Enable ClickHouse analytics profile:
docker compose --profile dfir-analytics up -d --build
## SQLite to PostgreSQL Cutover
1. Start PostgreSQL target and set `FORENSIS_DB_URI` to PostgreSQL.
2. Start Forensis once so schema/tables are created.
3. Run migration script:
python scripts/migrate_sqlite_to_postgres.py \
--sqlite-path instance/forensis.db \
--postgres-uri postgresql+psycopg://forensis:forensis_change_me@localhost:5432/forensis
The migration script truncates destination tables, copies rows, and realigns PostgreSQL ID sequences to prevent duplicate primary-key inserts.
Alembic upgrade/drift check:
alembic upgrade head
python scripts/check_migration_drift.py
## Job Pipeline (Event-Driven)
For every uploaded artifact, Forensis creates:
1. `Case` (auto-open case if no active case for same analyst/day)
2. `Artifact` (hash + metadata)
3. `AnalysisJob` (state machine tracked)
Execution flow:
1. Upload artifact
2. Create queued job
3. Worker runs parse + enrich
4. Persist normalized results
5. Async Sigma correlation (configurable)

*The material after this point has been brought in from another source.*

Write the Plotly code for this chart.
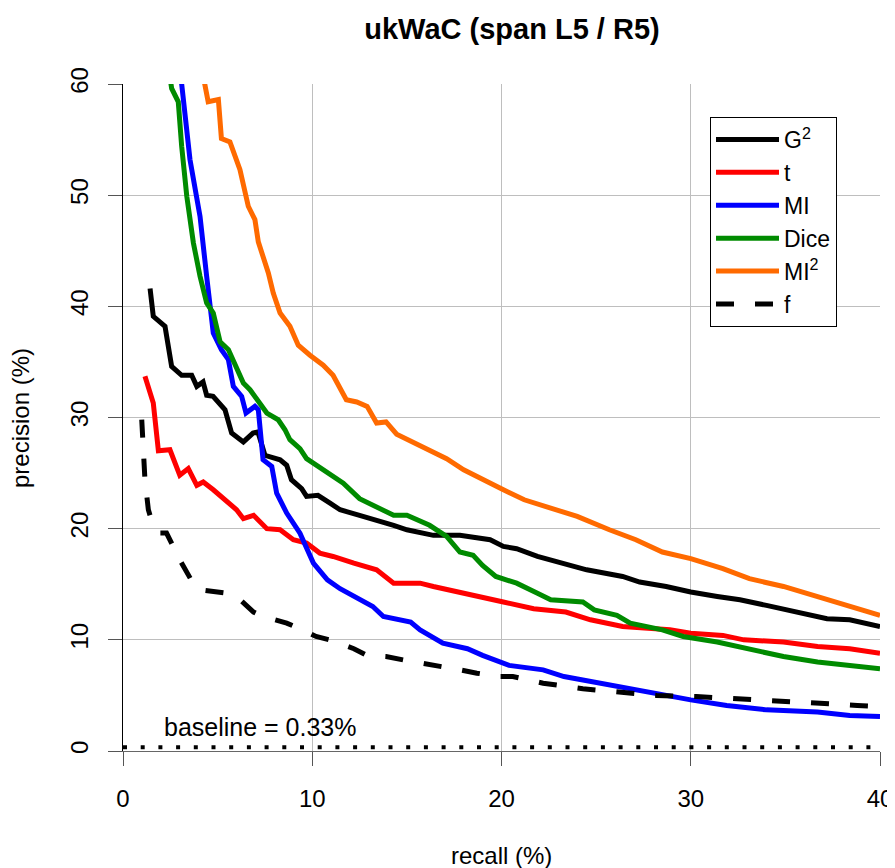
import plotly.graph_objects as go

# ---- data (recall %, precision %) ----
g2_x = [1.43,1.6,2.22,2.57,3.1,3.63,3.9,4.23,4.42,4.76,5.39,5.74,6.36,6.87,7.13,7.5,8.3,8.65,8.9,9.44,9.7,10.3,10.94,11.47,12.5,13.4,14.3,15.0,16.4,17.8,19.4,20.1,20.8,21.9,23.3,24.5,26.4,27.3,28.7,30.0,31.4,32.6,34.0,35.6,37.2,38.4,40.0]
g2_y = [41.6,39.1,38.2,34.6,33.8,33.8,32.8,33.2,32.0,31.9,30.7,28.6,27.8,28.6,28.7,26.6,26.2,25.7,24.4,23.6,22.9,23.0,22.3,21.7,21.2,20.8,20.3,19.9,19.4,19.4,19.0,18.4,18.2,17.5,16.9,16.3,15.7,15.2,14.8,14.3,13.9,13.6,13.1,12.5,11.9,11.8,11.2]

t_x = [1.16,1.6,1.87,2.48,3.0,3.45,3.9,4.24,4.77,5.48,6.0,6.36,6.9,7.6,8.3,9.0,9.7,10.4,11.1,12.2,13.4,14.3,15.7,16.4,17.8,19.0,20.1,21.7,23.4,24.7,26.4,28.9,30.0,31.7,32.8,34.9,36.7,38.4,40.0]
t_y = [33.7,31.3,27.0,27.1,24.8,25.4,23.9,24.2,23.5,22.4,21.7,20.9,21.2,20.0,19.9,19.0,18.7,17.8,17.5,16.9,16.3,15.1,15.1,14.8,14.3,13.9,13.4,12.8,12.5,11.8,11.2,10.9,10.6,10.4,10.0,9.8,9.4,9.2,8.8]

mi_x = [2.95,3.1,3.54,4.07,4.42,4.77,5.2,5.57,5.83,6.27,6.5,6.97,7.15,7.4,7.86,8.12,8.65,9.35,10.06,10.8,11.47,12.2,13.2,13.76,15.2,15.7,16.9,18.2,19.0,20.4,22.2,23.3,26.1,27.8,30.0,31.9,34.0,36.7,38.4,40.0]
mi_y = [62.0,60.0,53.2,48.1,42.7,37.6,36.1,35.2,32.8,31.9,30.4,31.0,30.7,26.2,25.6,23.2,21.4,19.6,16.9,15.4,14.6,13.9,13.0,12.1,11.6,10.9,9.7,9.2,8.6,7.7,7.3,6.7,5.8,5.2,4.6,4.1,3.7,3.5,3.2,3.1]

dice_x = [2.45,2.57,2.92,3.1,3.37,3.72,4.07,4.42,4.77,5.13,5.57,6.0,6.36,6.71,7.24,7.6,8.2,8.56,8.82,9.35,9.7,10.06,10.76,11.64,12.5,13.6,14.3,15.0,16.2,17.1,17.8,18.5,19.0,19.7,20.8,21.9,22.6,24.3,24.9,26.1,26.8,28.5,29.6,31.4,33.1,34.9,36.7,38.4,40.0]
dice_y = [61.0,59.6,58.4,54.4,49.9,45.7,42.7,40.3,39.4,36.8,36.1,34.6,33.1,32.5,31.3,30.4,29.8,28.9,28.0,27.2,26.3,25.9,25.1,24.1,22.7,21.8,21.2,21.2,20.3,19.3,17.9,17.6,16.7,15.7,15.1,14.2,13.6,13.4,12.7,12.2,11.5,10.9,10.3,9.8,9.2,8.5,8.0,7.7,7.4]

mi2_x = [4.15,4.5,5.04,5.2,5.65,6.18,6.62,6.97,7.15,7.68,7.94,8.3,8.82,9.26,9.88,10.58,11.1,11.8,12.35,12.9,13.4,13.9,14.46,15.3,16.0,17.1,18.0,19.0,20.1,21.2,22.6,24.0,25.7,27.1,28.5,30.0,31.7,33.1,34.9,36.7,38.4,40.0]
mi2_y = [61.5,58.4,58.6,55.1,54.8,52.3,49.0,47.8,45.8,43.0,41.2,39.4,38.2,36.5,35.6,34.7,33.8,31.6,31.4,31.0,29.5,29.6,28.5,27.8,27.1,26.3,25.3,24.4,23.5,22.6,21.8,21.1,19.9,19.0,17.9,17.3,16.4,15.5,14.8,13.9,13.0,12.2]

f_x = [0.99,1.16,1.34,1.5,1.96,2.3,3.0,3.7,4.07,5.48,6.0,6.9,7.4,8.65,9.35,10.2,10.9,12.2,12.9,13.9,14.8,15.9,16.75,17.8,18.7,19.9,20.6,22.2,24.3,26.1,28.2,30.3,32.4,34.5,36.7,38.8,40.0]
f_y = [29.8,24.4,21.7,20.8,19.6,19.6,17.2,15.1,14.5,14.2,13.9,12.5,12.1,11.5,11.0,10.3,10.0,9.2,8.6,8.5,8.2,7.9,7.6,7.3,7.0,6.7,6.7,6.1,5.6,5.3,5.0,4.9,4.7,4.4,4.3,4.1,4.0]

baseline_x = [0, 40]
baseline_y = [0.33, 0.33]
baseline_label = "baseline = 0.33%"

x_ticks = [0, 10, 20, 30, 40]
y_ticks = [0, 10, 20, 30, 40, 50, 60]

FONT = "Liberation Sans, Arial, Helvetica, sans-serif"

series = [
    ("G<sup>2</sup>", g2_x, g2_y, "#000000", "solid"),
    ("t", t_x, t_y, "#FF0000", "solid"),
    ("MI", mi_x, mi_y, "#0000FF", "solid"),
    ("Dice", dice_x, dice_y, "#008B00", "solid"),
    ("MI<sup>2</sup>", mi2_x, mi2_y, "#FF6A00", "solid"),
    ("f", f_x, f_y, "#000000", "18px,21px"),
]

fig = go.Figure()
fig.add_trace(go.Scatter(x=baseline_x, y=baseline_y, mode="lines",
                         line=dict(color="#000000", width=4, dash="4px,13.7px"),
                         showlegend=False, hoverinfo="skip"))
for name, xs, ys, col, dash in series:
    fig.add_trace(go.Scatter(x=xs, y=ys, mode="lines", name=name,
                             line=dict(color=col, width=5, dash=dash)))

fig.add_annotation(x=2.05, y=2.2, xref="x", yref="y", text=baseline_label,
                   showarrow=False, xanchor="left", yanchor="middle",
                   font=dict(family=FONT, size=25, color="#000000"))

# page body has an 8px margin: figure coordinates = screen coordinates - 8
OFF = 8
W, H = 895 - OFF, 868 - OFF
L, T = 123 - OFF, 84 - OFF
R = W - (880 - OFF)
B = H - (751 - OFF)
pw, ph = W - L - R, H - T - B

def px_x(sx):
    return ((sx - OFF) - L) / pw

def px_y(sy):
    return (H - B - (sy - OFF)) / ph

fig.add_annotation(x=0.5, y=px_y(855), xref="paper", yref="paper",
                   text="recall (%)", showarrow=False, xanchor="center", yanchor="middle",
                   font=dict(family=FONT, size=24, color="#000000"))
fig.add_annotation(x=px_x(20), y=px_y(418), xref="paper", yref="paper",
                   text="precision (%)", showarrow=False, textangle=-90,
                   xanchor="center", yanchor="middle",
                   font=dict(family=FONT, size=24, color="#000000"))

fig.update_layout(
    template="none",
    width=W, height=H, autosize=False,
    margin=dict(l=L, r=R, t=T, b=B, pad=0, autoexpand=False),
    paper_bgcolor="white", plot_bgcolor="white",
    font=dict(family=FONT, size=24, color="#000000"),
    title=dict(text="<b>ukWaC (span L5 / R5)</b>", x=px_x(512), xref="paper",
               xanchor="center", y=1 - (29 - OFF) / H, yref="container", yanchor="middle",
               font=dict(family=FONT, size=29, color="#000000")),
    xaxis=dict(range=[0, 40], tickvals=x_ticks, ticks="outside", ticklen=14,
               tickcolor="#555555", tickwidth=1, showgrid=True, gridcolor="#BEBEBE",
               gridwidth=1, zeroline=False, showline=True, linecolor="#666666",
               linewidth=1, ticklabelstandoff=12, automargin=False,
               tickfont=dict(family=FONT, size=24, color="#000000")),
    yaxis=dict(range=[0, 60], tickvals=y_ticks, ticks="outside", ticklen=14,
               tickcolor="#555555", tickwidth=1, showgrid=True, gridcolor="#BEBEBE",
               gridwidth=1, zeroline=False, showline=True, linecolor="#000000",
               linewidth=1, tickangle=-90, ticklabelstandoff=10, automargin=False,
               tickfont=dict(family=FONT, size=24, color="#000000")),
    legend=dict(x=px_x(710), y=px_y(117), xanchor="left", yanchor="top",
                bgcolor="white", bordercolor="#000000", borderwidth=1,
                font=dict(family=FONT, size=23, color="#000000"),
                itemwidth=63, tracegroupgap=0),
    hovermode=False,
)

fig.write_html("out.html")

6. Finalize findings/rule matches/timeline and update job state
Job state machine:
- `queued`
- `running`
- `partial` (core result ready, post-rule correlation still running)
- `succeeded`
- `failed`
Job stage examples:
- `artifact_received`
- `parse`
- `enrich`
- `rule_match`
- `post_rule_match`
- `complete`
## Rule QA Regression
Run automated benign/malicious regression checks:
python scripts/rule_qa.py
Machine-readable output:
python scripts/rule_qa.py --json
Expectations file:
- `qa_datasets/regression_expectations.json`
## Queue-Depth Worker Autoscaling (KEDA)
Kubernetes manifests for separated queue workers and autoscaling:
- `deploy/k8s/workers-keda.yaml`
- `deploy/k8s/README.md`
## Project Structure
Forensis/
├── app.py
├── forensis/
│ ├── models.py
│ ├── analyzers/
│ │ ├── log_analyzer.py
│ │ ├── network_analyzer.py
│ │ ├── playbook_engine.py
│ │ ├── sigma_engine.py
│ │ ├── yara_engine.py
│ │ ├── threat_intel.py
│ │ ├── entity_profile.py
│ │ ├── correlation_engine.py
│ │ └── detection_pipeline.py
│ ├── services/
│ │ ├── event_search_service.py
│ │ ├── analytics_service.py
│ │ ├── job_service.py
│ │ └── rule_service.py
│ └── integrations/
│ └── elk_loki.py
├── migrations/
│ └── versions/
├── deploy/
│ ├── clickhouse/
│ └── k8s/
├── .github/workflows/ci.yml
├── templates/
├── static/
├── sigma_rules/
├── yara_rules/
├── threat_intel/
├── config/
├── qa_datasets/
├── scripts/
│ ├── check_migration_drift.py
│ ├── migrate_sqlite_to_postgres.py
│ └── rule_qa.py
├── instance/
├── uploads/
├── Dockerfile
├── alembic.ini
├── docker-compose.yml
└── requirements.txt
## Security Notes
- Change default admin credentials immediately.
- Use a strong `FORENSIS_SECRET_KEY`.
- Enable MFA for privileged users.
- Keep TI feed, baseline allowlist, and custom YARA rules under version control.
- Review uploaded artifact handling and storage policy before production use.
## License
See [LICENSE](LICENSE).